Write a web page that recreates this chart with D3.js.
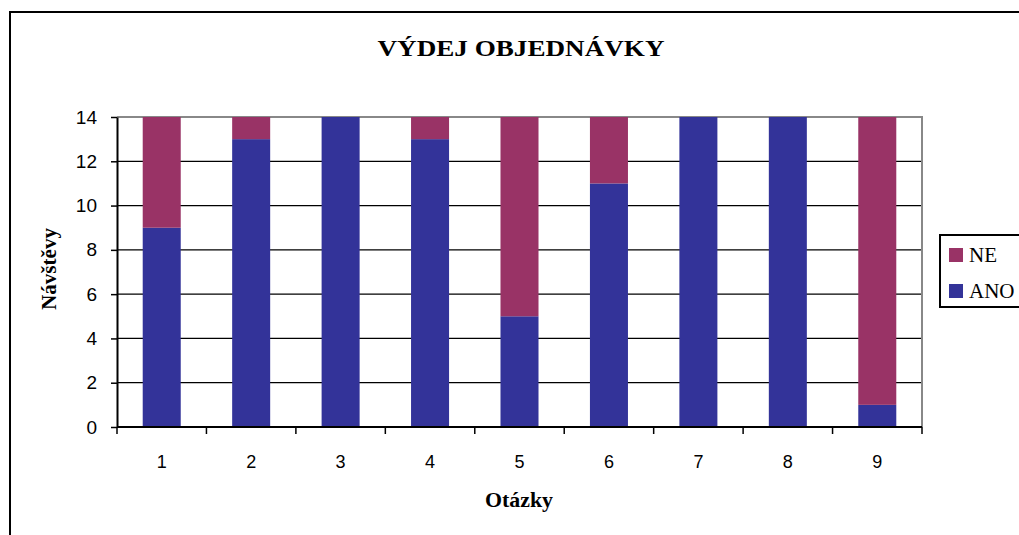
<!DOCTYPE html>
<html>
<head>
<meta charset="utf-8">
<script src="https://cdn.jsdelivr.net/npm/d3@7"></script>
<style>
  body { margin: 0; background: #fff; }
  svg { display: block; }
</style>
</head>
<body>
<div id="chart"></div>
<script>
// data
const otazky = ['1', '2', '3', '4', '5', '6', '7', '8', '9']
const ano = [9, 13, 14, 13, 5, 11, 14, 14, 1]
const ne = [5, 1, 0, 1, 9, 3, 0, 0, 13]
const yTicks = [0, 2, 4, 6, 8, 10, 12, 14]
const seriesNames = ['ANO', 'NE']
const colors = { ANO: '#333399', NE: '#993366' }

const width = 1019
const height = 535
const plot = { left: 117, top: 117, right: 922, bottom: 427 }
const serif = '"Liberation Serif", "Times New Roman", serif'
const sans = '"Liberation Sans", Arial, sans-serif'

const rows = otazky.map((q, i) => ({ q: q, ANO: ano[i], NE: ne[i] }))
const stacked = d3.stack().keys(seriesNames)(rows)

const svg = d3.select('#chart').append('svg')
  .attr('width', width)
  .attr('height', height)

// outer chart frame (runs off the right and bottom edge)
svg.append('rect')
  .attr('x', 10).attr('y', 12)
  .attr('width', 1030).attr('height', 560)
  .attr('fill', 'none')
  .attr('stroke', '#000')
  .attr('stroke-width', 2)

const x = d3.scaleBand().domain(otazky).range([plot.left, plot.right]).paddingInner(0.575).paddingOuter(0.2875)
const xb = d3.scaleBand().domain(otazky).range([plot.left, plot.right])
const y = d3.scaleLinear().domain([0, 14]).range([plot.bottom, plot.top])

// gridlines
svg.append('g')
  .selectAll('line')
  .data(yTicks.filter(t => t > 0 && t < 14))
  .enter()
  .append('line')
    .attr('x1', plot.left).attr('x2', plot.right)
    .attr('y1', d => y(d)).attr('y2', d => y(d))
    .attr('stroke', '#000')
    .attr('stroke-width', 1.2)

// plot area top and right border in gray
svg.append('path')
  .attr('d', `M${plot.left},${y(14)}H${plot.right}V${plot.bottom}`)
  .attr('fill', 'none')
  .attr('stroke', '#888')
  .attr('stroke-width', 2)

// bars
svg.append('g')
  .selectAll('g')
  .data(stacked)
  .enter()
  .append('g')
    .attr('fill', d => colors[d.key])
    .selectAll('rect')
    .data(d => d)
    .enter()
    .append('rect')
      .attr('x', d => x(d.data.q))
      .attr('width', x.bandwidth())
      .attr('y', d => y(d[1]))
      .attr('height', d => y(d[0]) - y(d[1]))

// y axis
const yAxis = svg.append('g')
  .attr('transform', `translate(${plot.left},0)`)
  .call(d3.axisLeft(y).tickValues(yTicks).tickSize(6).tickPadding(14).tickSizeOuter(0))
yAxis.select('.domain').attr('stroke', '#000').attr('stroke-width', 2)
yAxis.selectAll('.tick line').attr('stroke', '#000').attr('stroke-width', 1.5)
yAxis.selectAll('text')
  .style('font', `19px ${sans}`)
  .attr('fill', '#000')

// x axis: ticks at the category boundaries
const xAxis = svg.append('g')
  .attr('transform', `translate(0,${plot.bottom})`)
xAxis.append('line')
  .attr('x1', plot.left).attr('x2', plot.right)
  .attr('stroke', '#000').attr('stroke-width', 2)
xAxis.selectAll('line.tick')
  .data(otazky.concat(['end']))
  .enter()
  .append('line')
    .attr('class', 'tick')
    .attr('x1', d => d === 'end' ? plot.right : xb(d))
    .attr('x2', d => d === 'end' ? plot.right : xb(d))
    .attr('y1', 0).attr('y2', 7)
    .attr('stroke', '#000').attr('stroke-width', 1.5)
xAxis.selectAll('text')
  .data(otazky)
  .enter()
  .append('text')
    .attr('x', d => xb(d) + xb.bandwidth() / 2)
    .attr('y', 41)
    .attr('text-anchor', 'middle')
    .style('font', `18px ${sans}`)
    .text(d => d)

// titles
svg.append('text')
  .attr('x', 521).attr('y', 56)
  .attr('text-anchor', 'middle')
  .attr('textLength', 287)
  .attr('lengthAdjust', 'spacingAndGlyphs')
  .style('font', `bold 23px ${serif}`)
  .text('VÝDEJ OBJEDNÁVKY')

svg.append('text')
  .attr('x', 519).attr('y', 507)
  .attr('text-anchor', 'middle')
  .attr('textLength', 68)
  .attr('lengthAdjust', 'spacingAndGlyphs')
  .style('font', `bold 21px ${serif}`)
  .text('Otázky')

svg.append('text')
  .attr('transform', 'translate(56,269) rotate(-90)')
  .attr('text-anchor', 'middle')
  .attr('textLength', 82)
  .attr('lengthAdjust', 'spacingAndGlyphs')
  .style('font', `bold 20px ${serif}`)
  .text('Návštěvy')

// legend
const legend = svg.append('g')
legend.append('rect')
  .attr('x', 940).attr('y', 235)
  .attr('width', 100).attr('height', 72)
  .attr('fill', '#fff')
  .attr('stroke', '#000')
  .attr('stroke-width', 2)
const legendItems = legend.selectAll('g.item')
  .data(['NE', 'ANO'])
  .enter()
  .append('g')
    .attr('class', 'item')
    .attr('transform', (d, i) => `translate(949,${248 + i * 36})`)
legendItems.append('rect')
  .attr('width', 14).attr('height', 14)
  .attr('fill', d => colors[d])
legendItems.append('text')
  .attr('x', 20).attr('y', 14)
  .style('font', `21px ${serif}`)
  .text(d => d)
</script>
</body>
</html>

◆ ◆ ◆ ◆

*Description of the task*. Identify and copy the lines holding the word "chart".

*Reply*.
Write a web page that recreates this chart with D3.js.
<div id="chart"></div>
const svg = d3.select('#chart').append('svg')
// outer chart frame (runs off the right and bottom edge)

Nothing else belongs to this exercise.